Rapid airborne transmission of Covid-19 within quarantine facilities necessitates an urgent updating of Australia’s infection prevention and control processes and a need to reconsider the buildings used to house returning Australian.
COVID-19 continues to spread within quarantine facilities and is avoiding media attention unless it escapes a quarantine centre.
In the last two months, returning Australians have become infected when staying in quarantine in Queensland, Perth, and Sydney. Hundreds of those arriving were forced into extended isolation instead of heading home when leaving quarantine in case they were in the early stages of infection or were asymptomatic spreaders.
Modification of ventilation and filtration to reduce infection rates is not always mechanically feasible, and so updating Australia’s infection prevention and control processes may need to prioritise identifying alternative quarantine centres.

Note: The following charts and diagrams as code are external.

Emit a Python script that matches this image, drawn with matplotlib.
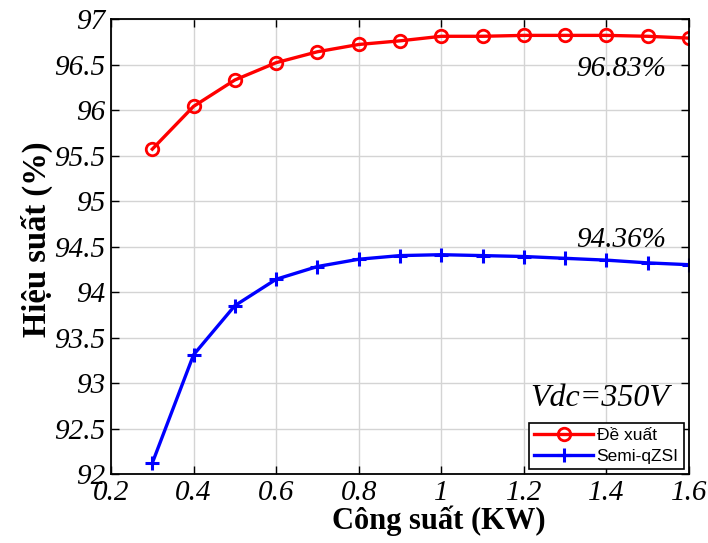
import matplotlib
matplotlib.use("Agg")
import matplotlib.pyplot as plt

# Données
puissance = [0.3, 0.4, 0.5, 0.6, 0.7, 0.8, 0.9, 1.0, 1.1, 1.2, 1.3, 1.4, 1.5, 1.6]
rendement_de_xuat = [95.57, 96.04, 96.33, 96.52, 96.64, 96.72, 96.76, 96.81,
                     96.81, 96.82, 96.82, 96.82, 96.81, 96.79]
rendement_semi_qzsi = [92.12, 93.31, 93.85, 94.14, 94.28, 94.36, 94.40, 94.41,
                       94.40, 94.39, 94.37, 94.35, 94.32, 94.30]

serif = ["Liberation Serif", "DejaVu Serif"]

fig = plt.figure(figsize=(7.08, 5.43), dpi=100)
ax = fig.add_axes([111 / 708, 1 - 474 / 543, 578 / 708, 455 / 543])

ax.plot(puissance, rendement_de_xuat, color="red", linewidth=2.4, marker="o",
        markersize=9, markerfacecolor="none", markeredgewidth=2, label="Đề xuất")
ax.plot(puissance, rendement_semi_qzsi, color="blue", linewidth=2.4, marker="+",
        markersize=10, markeredgewidth=2.2, label="Semi-qZSI")

ax.set_xlim(0.2, 1.6)
ax.set_ylim(92, 97)
ax.set_xticks([0.2, 0.4, 0.6, 0.8, 1.0, 1.2, 1.4, 1.6])
ax.set_xticklabels(["0.2", "0.4", "0.6", "0.8", "1", "1.2", "1.4", "1.6"])
ax.set_yticks([92, 92.5, 93, 93.5, 94, 94.5, 95, 95.5, 96, 96.5, 97])
ax.set_yticklabels(["92", "92.5", "93", "93.5", "94", "94.5", "95", "95.5",
                    "96", "96.5", "97"])
ax.tick_params(direction="in", top=True, right=True, length=6, width=1,
               labelsize=21, pad=4)
for lab in ax.get_xticklabels() + ax.get_yticklabels():
    lab.set_family(serif)
    lab.set_style("italic")

ax.grid(True, color="#d4d4d4", linewidth=1)
for s in ax.spines.values():
    s.set_linewidth(1.3)

ax.set_xlabel("Công suất (KW)", fontsize=22, fontweight="bold", family=serif, labelpad=0)
ax.xaxis.label.set_x(0.567)
ax.set_ylabel("Hiệu suất (%)", fontsize=23.5, fontweight="bold", family=serif, labelpad=1)
ax.yaxis.label.set_y(0.515)

ax.text(1.435, 96.45, "96.83%", fontsize=21, style="italic", family=serif,
        ha="center", va="center")
ax.text(1.435, 94.57, "94.36%", fontsize=21, style="italic", family=serif,
        ha="center", va="center")
ax.text(1.385, 92.83, "Vdc=350V", fontsize=23, style="italic", family=serif,
        ha="center", va="center")

leg = ax.legend(loc="lower right", prop={"family": "Liberation Sans", "size": 12.5},
                fancybox=False, framealpha=1, edgecolor="black", borderpad=0.3,
                handlelength=3.4, handletextpad=0.2, labelspacing=0.3,
                borderaxespad=0.3)
leg.get_frame().set_linewidth(1.2)

fig.savefig("out.png", dpi=100)
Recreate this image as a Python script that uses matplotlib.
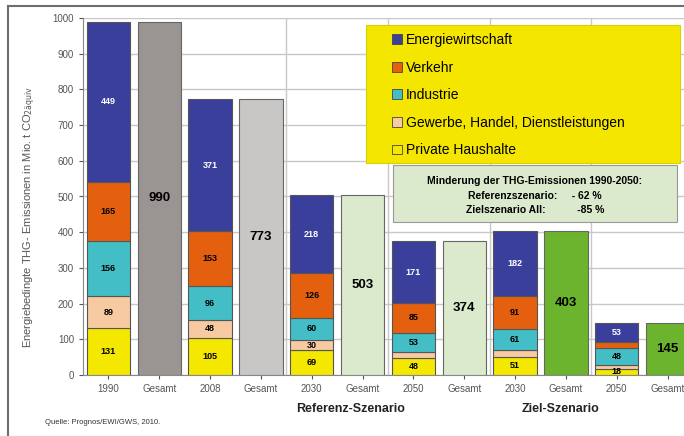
import matplotlib.pyplot as plt
import numpy as np
from matplotlib.patches import Patch, Rectangle
from matplotlib.lines import Line2D
from matplotlib import rcParams

rcParams.update({"font.family": ["Liberation Sans", "DejaVu Sans"]})

# x categories
categories = ["1990", "Gesamt", "2008", "Gesamt", "2030", "Gesamt",
              "2050", "Gesamt", "2030", "Gesamt", "2050", "Gesamt"]

# stacked sectors (bottom -> top) for the year bars
haushalte = [131, 105, 69, 48, 51, 18]
gewerbe = [89, 48, 30, 17, 18, 9]
industrie = [156, 96, 60, 53, 61, 48]
verkehr = [165, 153, 126, 85, 91, 17]
energie = [449, 371, 218, 171, 182, 53]
gesamt = [990, 773, 503, 374, 403, 145]

sector_names = ["Private Haushalte", "Gewerbe, Handel, Dienstleistungen",
                "Industrie", "Verkehr", "Energiewirtschaft"]
sector_colors = ["#f4e800", "#f7caa2", "#44bec6", "#e5600e", "#3b3f9c"]
gesamt_colors = ["#9a9592", "#c9c7c5", "#dbe9cc", "#dbe9cc", "#6cb42e", "#6cb42e"]

fig = plt.figure(figsize=(6.84, 4.36), dpi=100)
ax = fig.add_axes([83 / 684, 61 / 436, 610 / 684, 357 / 436])

width = 0.85
x = np.arange(len(categories))
year_x = x[0::2]
total_x = x[1::2]

bottom = np.zeros(len(year_x))
for vals, name, col in zip([haushalte, gewerbe, industrie, verkehr, energie],
                           sector_names, sector_colors):
    ax.bar(year_x, vals, width=width, bottom=bottom, color=col,
           edgecolor="#555555", linewidth=0.8, zorder=3)
    for xx, b, v in zip(year_x, bottom, vals):
        if v >= 25 or name == "Private Haushalte":
            tc = "white" if name == "Energiewirtschaft" else "black"
            ax.text(xx, b + v / 2, str(v), ha="center", va="center",
                    fontsize=6.5, fontweight="bold", color=tc, zorder=4)
    bottom = bottom + np.array(vals)

ax.bar(total_x, gesamt, width=width, color=gesamt_colors,
       edgecolor="#666666", linewidth=0.8, zorder=3)
for xx, v in zip(total_x, gesamt):
    ax.text(xx, v / 2, str(v), ha="center", va="center",
            fontsize=9.5, fontweight="bold", color="black", zorder=4)

ax.set_xlim(-0.5, 11.5)
ax.set_ylim(0, 1000)
ax.set_yticks(np.arange(0, 1001, 100))
ax.set_xticks(x)
ax.set_xticklabels(categories)
ax.tick_params(labelsize=7, colors="#555555", length=3)
ax.grid(axis="y", color="#c8c8c8", linewidth=1, zorder=0)
for gx in [3.5, 5.5, 7.5, 9.5]:
    ax.axvline(gx, color="#c8c8c8", linewidth=1, zorder=0)
for s in ["top", "right"]:
    ax.spines[s].set_visible(False)
for s in ["left", "bottom"]:
    ax.spines[s].set_color("#888888")

fig.text(30 / 684, 1 - 217 / 436,
         "Energiebedingte THG- Emissionen in Mio. t CO$_{\\mathrm{2äquiv}}$",
         rotation=90, ha="center", va="center", fontsize=8, color="#555555")

# group labels under the axis
fig.text(351 / 684, 1 - 409 / 436, "Referenz-Szenario", ha="center", va="center",
         fontsize=9, fontweight="bold", color="#222222")
fig.text(560 / 684, 1 - 409 / 436, "Ziel-Szenario", ha="center", va="center",
         fontsize=9, fontweight="bold", color="#222222")
fig.text(45 / 684, 1 - 422 / 436, "Quelle: Prognos/EWI/GWS, 2010.",
         ha="left", va="center", fontsize=5.5, color="#333333")

# legend box: yellow panel with a frameless legend inside
fig.patches.append(Rectangle((366 / 684, 1 - 163 / 436), 314 / 684, 138 / 436,
                             transform=fig.transFigure, facecolor="#f5e600",
                             edgecolor="#d8d000", linewidth=0.8, zorder=4))
handles = [Patch(facecolor=c, edgecolor="#444444", linewidth=0.6)
           for c in sector_colors[::-1]]
leg = fig.legend(handles, sector_names[::-1], loc="upper left",
                 bbox_to_anchor=(392 / 684, 1 - 33 / 436),
                 fontsize=10, frameon=False,
                 handlelength=0.7, handleheight=0.7, handletextpad=0.3,
                 labelspacing=0.98, borderpad=0, borderaxespad=0)
leg.set_zorder(5)

# Minderung box
fig.patches.append(Rectangle((393 / 684, 1 - 222 / 436), 284 / 684, 57 / 436,
                             transform=fig.transFigure, facecolor="#dbe9cc",
                             edgecolor="#999999", linewidth=0.8, zorder=5))
fig.text(535 / 684, 1 - 181 / 436, "Minderung der THG-Emissionen 1990-2050:",
         ha="center", va="center", fontsize=7.5, fontweight="bold", zorder=6)
fig.text(535 / 684, 1 - 196 / 436, "Referenzszenario:     - 62 %",
         ha="center", va="center", fontsize=7.5, fontweight="bold", zorder=6)
fig.text(535 / 684, 1 - 210 / 436, "Zielszenario All:           -85 %",
         ha="center", va="center", fontsize=7.5, fontweight="bold", zorder=6)

# outer frame lines
fig.add_artist(Line2D([8 / 684, 8 / 684], [0, 1 - 6 / 436], transform=fig.transFigure,
                      color="#6e6e6e", linewidth=1.5))
fig.add_artist(Line2D([8 / 684, 1], [1 - 6 / 436, 1 - 6 / 436], transform=fig.transFigure,
                      color="#6e6e6e", linewidth=1.5))

fig.savefig("out.png", dpi=100)
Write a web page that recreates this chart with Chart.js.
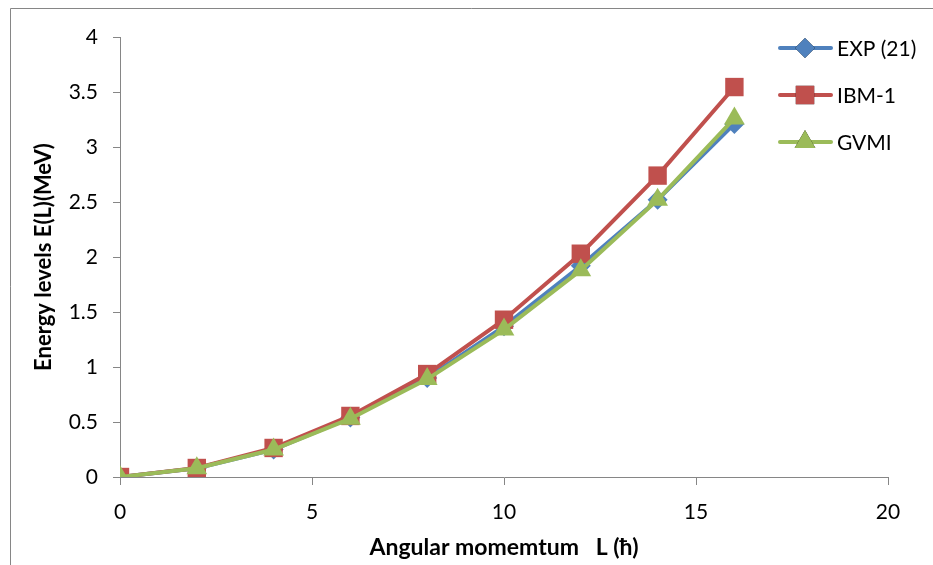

Outdoor pollutants can breach building walls and closed windows and lead to increased hospitalisations and cases of asthma and heart failure and can notably reduce the chance of a successful recovery from COVID-19.
Placement of quarantine centres in locations where outdoor vehicle emissions are expected to be high, such as along main roads, or in City centres, is a secondary but critically overlooked consideration.
These views are substantiated by overseas studies from world-leading UK Research Institutes such as the University of Cambridge and Imperial College, London, who have demonstrated that SARS-Cov-2 (that causes COVID-19) spreads greater than 2 metres in seconds if buildings are not correctly ventilated.